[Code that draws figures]
╔══

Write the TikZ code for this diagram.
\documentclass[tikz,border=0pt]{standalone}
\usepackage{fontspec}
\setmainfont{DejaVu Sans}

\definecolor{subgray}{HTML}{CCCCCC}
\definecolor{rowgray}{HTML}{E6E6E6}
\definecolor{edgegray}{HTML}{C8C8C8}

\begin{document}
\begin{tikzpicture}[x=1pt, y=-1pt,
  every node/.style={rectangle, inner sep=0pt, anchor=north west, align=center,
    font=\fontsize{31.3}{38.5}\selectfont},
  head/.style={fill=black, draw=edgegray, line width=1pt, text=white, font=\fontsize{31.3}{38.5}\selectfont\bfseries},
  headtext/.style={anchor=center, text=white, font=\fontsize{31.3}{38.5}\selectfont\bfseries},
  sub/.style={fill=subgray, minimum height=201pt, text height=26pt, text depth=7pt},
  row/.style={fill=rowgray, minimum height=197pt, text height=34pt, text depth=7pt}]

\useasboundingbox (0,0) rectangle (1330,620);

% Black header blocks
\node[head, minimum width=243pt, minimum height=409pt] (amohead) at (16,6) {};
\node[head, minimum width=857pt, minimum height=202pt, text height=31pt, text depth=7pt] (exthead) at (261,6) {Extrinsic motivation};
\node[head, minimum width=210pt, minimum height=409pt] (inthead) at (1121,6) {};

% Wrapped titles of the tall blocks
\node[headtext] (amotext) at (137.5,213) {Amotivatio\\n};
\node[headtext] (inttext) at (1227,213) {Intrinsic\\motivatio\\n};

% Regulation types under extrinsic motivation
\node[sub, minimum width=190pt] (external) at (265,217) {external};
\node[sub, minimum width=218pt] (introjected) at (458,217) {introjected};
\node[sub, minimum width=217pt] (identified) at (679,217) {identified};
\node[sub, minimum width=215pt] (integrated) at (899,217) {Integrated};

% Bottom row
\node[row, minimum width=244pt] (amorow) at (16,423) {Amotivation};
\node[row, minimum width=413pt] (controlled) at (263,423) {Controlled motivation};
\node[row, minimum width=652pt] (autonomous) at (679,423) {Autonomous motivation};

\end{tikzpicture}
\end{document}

╚══
╔══

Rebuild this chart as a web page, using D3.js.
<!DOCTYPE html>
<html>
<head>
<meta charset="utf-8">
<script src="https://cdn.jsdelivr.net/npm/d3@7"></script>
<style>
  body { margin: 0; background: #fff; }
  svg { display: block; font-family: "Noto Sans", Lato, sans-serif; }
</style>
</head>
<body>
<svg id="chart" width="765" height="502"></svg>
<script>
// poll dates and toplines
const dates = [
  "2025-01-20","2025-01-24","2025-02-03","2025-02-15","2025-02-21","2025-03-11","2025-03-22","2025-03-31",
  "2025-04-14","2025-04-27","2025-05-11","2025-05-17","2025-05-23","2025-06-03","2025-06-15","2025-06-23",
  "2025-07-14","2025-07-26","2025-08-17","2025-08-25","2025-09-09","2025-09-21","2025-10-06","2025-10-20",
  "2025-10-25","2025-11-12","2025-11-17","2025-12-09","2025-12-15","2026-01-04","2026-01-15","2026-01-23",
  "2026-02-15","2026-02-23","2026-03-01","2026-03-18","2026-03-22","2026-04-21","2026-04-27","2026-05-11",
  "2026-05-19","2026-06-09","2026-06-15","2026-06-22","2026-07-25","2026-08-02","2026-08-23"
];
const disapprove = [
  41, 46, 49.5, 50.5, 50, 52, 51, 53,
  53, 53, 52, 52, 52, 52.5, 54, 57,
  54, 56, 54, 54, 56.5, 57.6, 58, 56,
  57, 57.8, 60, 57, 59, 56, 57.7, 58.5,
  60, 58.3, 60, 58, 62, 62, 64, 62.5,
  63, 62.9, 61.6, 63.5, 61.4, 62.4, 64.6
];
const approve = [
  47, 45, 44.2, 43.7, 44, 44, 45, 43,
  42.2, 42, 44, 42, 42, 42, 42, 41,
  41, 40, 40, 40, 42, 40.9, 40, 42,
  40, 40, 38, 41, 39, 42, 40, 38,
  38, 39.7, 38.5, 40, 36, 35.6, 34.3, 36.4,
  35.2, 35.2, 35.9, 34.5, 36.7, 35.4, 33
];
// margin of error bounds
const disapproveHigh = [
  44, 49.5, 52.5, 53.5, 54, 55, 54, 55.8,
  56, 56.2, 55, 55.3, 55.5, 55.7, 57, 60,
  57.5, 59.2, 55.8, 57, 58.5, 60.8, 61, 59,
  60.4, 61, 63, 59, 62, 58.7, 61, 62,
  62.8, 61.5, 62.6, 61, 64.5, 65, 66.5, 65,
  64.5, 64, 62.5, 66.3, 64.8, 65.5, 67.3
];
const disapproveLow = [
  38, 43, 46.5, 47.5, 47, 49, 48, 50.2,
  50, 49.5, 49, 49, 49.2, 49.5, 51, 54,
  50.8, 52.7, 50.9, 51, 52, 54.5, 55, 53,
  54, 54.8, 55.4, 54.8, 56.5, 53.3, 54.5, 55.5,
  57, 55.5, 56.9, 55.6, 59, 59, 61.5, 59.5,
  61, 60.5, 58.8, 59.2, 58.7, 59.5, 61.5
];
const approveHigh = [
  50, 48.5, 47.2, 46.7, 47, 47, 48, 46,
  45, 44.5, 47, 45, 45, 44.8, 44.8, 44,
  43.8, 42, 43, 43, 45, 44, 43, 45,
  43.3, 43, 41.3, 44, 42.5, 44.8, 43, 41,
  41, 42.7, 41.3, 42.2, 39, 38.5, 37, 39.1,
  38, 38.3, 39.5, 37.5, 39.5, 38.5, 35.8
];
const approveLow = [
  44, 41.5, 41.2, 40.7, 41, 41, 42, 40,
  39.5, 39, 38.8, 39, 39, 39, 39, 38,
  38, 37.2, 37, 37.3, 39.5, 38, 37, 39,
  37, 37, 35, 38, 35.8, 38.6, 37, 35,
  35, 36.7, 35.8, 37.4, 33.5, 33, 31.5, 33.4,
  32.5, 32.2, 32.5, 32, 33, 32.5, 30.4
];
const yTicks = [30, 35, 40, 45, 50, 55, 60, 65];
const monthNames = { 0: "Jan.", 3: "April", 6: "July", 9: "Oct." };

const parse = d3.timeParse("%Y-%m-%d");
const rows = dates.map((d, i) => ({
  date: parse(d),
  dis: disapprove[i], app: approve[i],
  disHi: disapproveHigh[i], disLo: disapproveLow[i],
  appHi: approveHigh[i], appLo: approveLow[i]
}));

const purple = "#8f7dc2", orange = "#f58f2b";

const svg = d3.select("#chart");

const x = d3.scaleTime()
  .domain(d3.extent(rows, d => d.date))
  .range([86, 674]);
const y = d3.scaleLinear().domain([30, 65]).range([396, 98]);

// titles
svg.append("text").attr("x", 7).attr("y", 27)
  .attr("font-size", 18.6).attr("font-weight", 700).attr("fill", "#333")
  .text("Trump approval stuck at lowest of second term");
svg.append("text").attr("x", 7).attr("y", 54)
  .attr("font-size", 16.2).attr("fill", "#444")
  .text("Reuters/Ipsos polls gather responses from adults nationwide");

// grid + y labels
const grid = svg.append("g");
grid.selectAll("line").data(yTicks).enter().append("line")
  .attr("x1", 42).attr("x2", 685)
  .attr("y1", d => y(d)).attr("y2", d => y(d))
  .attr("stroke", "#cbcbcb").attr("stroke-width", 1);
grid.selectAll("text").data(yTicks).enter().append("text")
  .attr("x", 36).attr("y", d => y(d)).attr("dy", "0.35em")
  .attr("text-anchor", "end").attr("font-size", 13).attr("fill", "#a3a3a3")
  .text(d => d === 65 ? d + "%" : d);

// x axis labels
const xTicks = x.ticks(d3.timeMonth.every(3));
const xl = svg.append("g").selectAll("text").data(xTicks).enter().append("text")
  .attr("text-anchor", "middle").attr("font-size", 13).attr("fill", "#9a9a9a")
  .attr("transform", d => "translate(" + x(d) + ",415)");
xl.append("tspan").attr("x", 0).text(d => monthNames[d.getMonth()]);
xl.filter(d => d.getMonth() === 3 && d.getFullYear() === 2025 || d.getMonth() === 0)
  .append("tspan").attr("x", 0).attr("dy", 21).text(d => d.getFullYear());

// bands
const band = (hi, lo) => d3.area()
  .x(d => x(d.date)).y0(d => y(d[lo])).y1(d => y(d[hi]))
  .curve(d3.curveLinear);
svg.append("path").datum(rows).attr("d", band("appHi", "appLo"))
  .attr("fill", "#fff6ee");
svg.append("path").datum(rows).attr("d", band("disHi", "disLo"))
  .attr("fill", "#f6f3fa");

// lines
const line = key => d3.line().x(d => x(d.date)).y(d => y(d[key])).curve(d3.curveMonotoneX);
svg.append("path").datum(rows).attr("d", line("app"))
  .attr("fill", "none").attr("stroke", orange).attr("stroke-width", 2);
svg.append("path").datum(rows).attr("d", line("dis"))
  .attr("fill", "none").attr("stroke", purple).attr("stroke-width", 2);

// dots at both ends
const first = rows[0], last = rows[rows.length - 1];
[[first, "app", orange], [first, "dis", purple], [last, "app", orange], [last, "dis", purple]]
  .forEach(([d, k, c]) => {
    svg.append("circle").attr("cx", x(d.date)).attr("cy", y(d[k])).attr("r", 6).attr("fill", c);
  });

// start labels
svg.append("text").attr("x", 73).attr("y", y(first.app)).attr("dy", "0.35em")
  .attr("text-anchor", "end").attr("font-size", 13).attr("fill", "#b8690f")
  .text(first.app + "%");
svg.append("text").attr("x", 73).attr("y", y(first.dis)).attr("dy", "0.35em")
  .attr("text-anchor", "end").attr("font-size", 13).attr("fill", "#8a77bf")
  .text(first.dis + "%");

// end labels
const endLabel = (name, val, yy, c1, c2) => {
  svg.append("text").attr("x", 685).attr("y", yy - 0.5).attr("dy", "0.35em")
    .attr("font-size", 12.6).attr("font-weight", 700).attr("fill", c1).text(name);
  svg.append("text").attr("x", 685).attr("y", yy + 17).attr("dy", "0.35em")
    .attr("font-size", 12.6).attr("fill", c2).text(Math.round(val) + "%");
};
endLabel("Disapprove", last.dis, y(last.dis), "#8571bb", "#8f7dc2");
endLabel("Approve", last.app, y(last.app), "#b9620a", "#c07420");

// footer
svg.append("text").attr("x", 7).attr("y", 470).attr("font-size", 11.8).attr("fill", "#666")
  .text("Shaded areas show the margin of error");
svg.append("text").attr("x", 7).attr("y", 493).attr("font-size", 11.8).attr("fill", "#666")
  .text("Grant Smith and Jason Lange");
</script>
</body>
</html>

╚══
╔══

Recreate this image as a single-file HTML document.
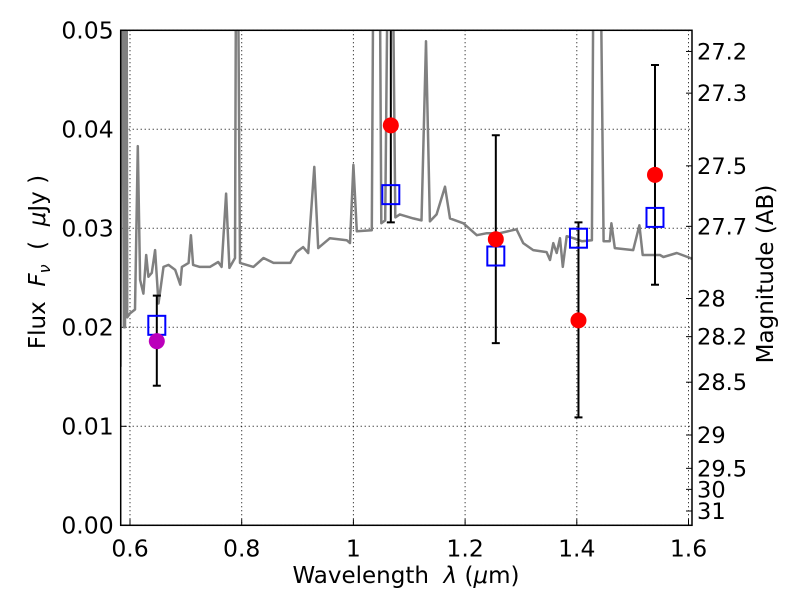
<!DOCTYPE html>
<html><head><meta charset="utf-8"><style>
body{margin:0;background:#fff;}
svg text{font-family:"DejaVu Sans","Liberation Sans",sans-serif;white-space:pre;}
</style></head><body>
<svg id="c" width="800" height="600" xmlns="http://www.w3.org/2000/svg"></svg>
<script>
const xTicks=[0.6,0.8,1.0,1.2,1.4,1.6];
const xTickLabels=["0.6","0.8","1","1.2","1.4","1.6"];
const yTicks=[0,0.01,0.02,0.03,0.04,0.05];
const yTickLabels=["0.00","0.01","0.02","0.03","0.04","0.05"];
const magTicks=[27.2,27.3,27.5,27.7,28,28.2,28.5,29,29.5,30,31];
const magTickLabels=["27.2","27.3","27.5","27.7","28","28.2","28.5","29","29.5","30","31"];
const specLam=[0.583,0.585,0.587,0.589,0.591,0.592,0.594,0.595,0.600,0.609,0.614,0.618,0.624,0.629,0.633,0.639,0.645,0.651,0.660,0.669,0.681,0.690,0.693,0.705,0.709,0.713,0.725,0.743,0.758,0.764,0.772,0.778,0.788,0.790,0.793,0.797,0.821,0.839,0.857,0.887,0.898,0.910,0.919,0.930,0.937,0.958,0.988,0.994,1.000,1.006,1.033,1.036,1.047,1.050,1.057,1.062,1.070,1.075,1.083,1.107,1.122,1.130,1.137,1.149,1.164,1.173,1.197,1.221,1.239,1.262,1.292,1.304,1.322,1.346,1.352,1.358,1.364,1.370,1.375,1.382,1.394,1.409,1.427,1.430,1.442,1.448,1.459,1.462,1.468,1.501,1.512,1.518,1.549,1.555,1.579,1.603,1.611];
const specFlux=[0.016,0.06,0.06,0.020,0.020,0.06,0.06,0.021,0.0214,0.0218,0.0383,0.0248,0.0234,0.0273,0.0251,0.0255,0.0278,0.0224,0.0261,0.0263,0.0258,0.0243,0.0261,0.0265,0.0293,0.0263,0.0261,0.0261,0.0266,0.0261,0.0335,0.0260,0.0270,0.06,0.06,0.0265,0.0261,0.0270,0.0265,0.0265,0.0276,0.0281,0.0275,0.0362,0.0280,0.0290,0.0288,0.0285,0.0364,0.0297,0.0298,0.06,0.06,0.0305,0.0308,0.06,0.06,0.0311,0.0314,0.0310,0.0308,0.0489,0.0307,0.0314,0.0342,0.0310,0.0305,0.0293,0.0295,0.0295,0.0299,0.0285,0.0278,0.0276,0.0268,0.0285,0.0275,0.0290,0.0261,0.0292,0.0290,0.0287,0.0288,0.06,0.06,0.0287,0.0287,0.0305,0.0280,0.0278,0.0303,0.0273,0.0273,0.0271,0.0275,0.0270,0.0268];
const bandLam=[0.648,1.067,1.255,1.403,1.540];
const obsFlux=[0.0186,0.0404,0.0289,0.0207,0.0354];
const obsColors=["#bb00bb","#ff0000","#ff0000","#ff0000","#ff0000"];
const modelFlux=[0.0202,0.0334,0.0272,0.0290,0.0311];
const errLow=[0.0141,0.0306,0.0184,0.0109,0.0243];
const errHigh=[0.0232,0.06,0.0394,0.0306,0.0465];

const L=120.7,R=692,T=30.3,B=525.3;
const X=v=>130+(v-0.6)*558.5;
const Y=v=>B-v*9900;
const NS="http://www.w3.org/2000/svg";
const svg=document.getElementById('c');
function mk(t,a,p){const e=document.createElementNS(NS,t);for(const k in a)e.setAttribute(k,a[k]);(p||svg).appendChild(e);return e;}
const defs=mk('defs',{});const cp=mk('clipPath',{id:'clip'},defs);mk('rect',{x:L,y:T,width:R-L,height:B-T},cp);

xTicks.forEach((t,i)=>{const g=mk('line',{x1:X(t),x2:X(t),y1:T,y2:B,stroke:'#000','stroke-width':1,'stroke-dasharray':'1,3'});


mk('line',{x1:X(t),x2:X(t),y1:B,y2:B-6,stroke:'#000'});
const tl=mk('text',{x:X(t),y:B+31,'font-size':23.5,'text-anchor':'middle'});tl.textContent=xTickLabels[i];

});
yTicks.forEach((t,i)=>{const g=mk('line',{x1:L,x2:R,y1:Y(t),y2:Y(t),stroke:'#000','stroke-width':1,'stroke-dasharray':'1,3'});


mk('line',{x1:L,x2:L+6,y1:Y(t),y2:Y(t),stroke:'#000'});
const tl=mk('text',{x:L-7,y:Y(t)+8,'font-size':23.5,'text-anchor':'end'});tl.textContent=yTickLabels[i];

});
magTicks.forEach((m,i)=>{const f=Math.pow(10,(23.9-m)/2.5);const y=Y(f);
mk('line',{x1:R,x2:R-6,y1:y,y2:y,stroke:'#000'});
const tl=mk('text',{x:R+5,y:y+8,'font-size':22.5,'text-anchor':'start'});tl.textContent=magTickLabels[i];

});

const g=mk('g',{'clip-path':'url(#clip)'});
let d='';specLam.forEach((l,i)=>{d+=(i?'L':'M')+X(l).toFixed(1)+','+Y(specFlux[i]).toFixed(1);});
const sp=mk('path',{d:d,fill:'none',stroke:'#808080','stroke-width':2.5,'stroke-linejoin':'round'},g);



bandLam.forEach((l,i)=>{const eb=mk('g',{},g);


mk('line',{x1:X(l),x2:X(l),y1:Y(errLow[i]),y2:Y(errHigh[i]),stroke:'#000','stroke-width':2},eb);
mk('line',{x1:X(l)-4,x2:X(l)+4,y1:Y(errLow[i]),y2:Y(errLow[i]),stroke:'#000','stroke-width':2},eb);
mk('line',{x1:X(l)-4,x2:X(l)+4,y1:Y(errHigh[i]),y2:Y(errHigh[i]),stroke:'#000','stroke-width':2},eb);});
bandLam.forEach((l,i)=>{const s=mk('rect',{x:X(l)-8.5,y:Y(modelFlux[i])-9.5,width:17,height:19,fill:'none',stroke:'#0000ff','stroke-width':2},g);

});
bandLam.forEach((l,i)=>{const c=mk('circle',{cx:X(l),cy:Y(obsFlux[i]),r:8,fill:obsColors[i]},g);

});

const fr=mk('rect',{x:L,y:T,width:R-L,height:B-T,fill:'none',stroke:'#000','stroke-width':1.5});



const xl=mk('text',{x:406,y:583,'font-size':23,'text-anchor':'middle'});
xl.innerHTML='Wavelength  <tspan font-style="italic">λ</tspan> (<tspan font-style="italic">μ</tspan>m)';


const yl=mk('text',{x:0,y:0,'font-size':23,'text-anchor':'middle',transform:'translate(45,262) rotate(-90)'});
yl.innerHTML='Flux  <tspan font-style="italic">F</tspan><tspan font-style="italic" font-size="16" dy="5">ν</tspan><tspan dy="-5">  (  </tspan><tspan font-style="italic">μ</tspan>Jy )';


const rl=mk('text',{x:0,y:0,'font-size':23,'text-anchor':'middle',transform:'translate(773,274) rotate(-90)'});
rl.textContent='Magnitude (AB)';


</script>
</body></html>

╚══

Above are the records. Print exactly, and only, the lines from the line with "Write the TikZ code for this diagram." to the line with "minimum width=210pt, minimum", both inclusive.

Write the TikZ code for this diagram.
\documentclass[tikz,border=0pt]{standalone}
\usepackage{fontspec}
\setmainfont{DejaVu Sans}

\definecolor{subgray}{HTML}{CCCCCC}
\definecolor{rowgray}{HTML}{E6E6E6}
\definecolor{edgegray}{HTML}{C8C8C8}

\begin{document}
\begin{tikzpicture}[x=1pt, y=-1pt,
  every node/.style={rectangle, inner sep=0pt, anchor=north west, align=center,
    font=\fontsize{31.3}{38.5}\selectfont},
  head/.style={fill=black, draw=edgegray, line width=1pt, text=white, font=\fontsize{31.3}{38.5}\selectfont\bfseries},
  headtext/.style={anchor=center, text=white, font=\fontsize{31.3}{38.5}\selectfont\bfseries},
  sub/.style={fill=subgray, minimum height=201pt, text height=26pt, text depth=7pt},
  row/.style={fill=rowgray, minimum height=197pt, text height=34pt, text depth=7pt}]

\useasboundingbox (0,0) rectangle (1330,620);

% Black header blocks
\node[head, minimum width=243pt, minimum height=409pt] (amohead) at (16,6) {};
\node[head, minimum width=857pt, minimum height=202pt, text height=31pt, text depth=7pt] (exthead) at (261,6) {Extrinsic motivation};
\node[head, minimum width=210pt, minimum height=409pt] (inthead) at (1121,6) {};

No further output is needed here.